Debt rating agencies sending right message... at wrong time
The heightened sense of scrutiny surrounding many heavily-indebted rich nations is sending the right message about fiscal discipline but is coming at the wrong point in the recovery cycle for many countries, and could do more harm than it's worth to the global economy.
That many countries need to lower outstanding debt and trim budget deficits for the long-term stability of their own economies is hardly disputable.
However, Japan, the United States, Britain and peripheral Europe still harbor economic problems that make drastic spending cuts difficult to stomach. Standard & Poor's downgrade of Japan last month raises questions about who will be next.
Moody's Investors Service is likely to provide a sobering assessment of the poor state of public finances in many countries at a briefing in Tokyo on February 9, but no action on ratings is expected.
The United States and Europe are obvious places to look, and the slow pace of improvement in public finances could pave the way for a further rise in yields that condemns developed countries to another lackluster year of growth and drives more money to emerging markets.
It's going to be tough for the U.S. government to avoid some sort of ratings action, said Guy LeBas, chief fixed-income strategist at Philadelphia-based fund manager Janney Montgomery Scott, with $52 billion under management.
The United States is the benchmark by which much of the rest the world's credit is measured. So when the benchmark gets hit you would think in theory everything else does.
HIGHER YIELDS COULD HOBBLE SLUGGISH ECONOMIES
Credit default swap (CDS) spreads for major economies have started to narrow again after Japan's downgrade sparked a widening in spreads, indicating a rise in the cost of protection from a sovereign debt default.
Yields in many countries have been on the rise as the global economic recovery improves. Some investors worry that if yields start rising further due to worries about fiscal discipline it will raise borrowing costs and slow growth for many debt-laden nations, making it harder to pay down debt.
Investors could price an additional 25 basis points into 10-year Treasury yields for a negative outlook on the United States, LeBas said. Yields in other developed countries, such as Germany and Scandinavia, could rise, while yields could weaken in emerging markets, he said.
Japan is in the worst shape by far, with outstanding debt twice the size of its $5 trillion economy, though a vast majority of its debt is held by local institutions, not foreign investors.
Greece and Ireland have ratios of debt to gross domestic product above 100 percent. Spain, Portugal, the United States and Britain aren't far behind.
Many market watchers still argue that a default by Greece could be preferable to a prolonged fiscal mess that would also weigh on its neighbors.

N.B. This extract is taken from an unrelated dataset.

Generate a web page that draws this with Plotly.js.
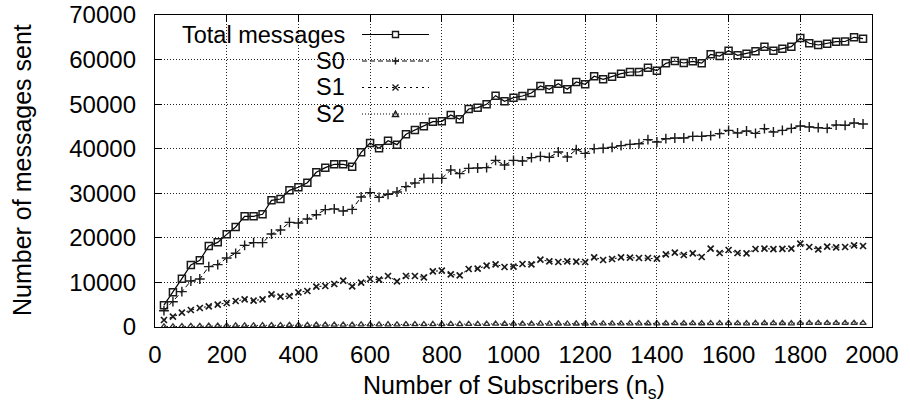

There are also calls for Ireland to default.
This seems an unlikely outcome for Japan, the United States, Britain and smaller European countries, but another downgrade would be further evidence that government debt has lost its risk-free status.
Policymakers in many rich countries could not be blamed for wanting to buy time because, while the economic environment is improving, a rapid recovery is far from assured and rising commodity prices are fueling inflationary pressures, which could complicate an already messy situation.
Japan's government is propping up domestic demand with subsidies for durable goods, while nagging deflation increases the real cost of its debt.
In Britain, there is talk of stagflation, Spain is still restructuring its banking sector, and in the United States unemployment is too high and the housing market remains fragile after the bubble burst.
Ratings agencies' credibility is still tarnished by their handling of subprime mortgage derivatives and the collapse of Lehman Brothers in 2008, so some governments may look the other way if agencies get tougher on sovereign debt.
Ratings agencies themselves have been blamed for late action, and they don't what to be blamed this time, said Akira Takei, general manager of international fixed-income investment at Mizuho Asset Management in Tokyo.
But governments shouldn't respond to ratings agencies because they need to keep their economies healthy. Governments have to send messages about fiscal consolidation but they need to continue to pour money into their economies.
Takei added that he prefers to invest in super long-dated bonds from Britain and the United States as well as five-year debt from Australia and New Zealand.
For many of the world's sovereign debt hot spots, the political environment is also tenuous due to split parliaments, minority governments or low public approval ratings, making it all the more difficult for politicians to form a consensus for sound fiscal policy needed to ease investors' worries.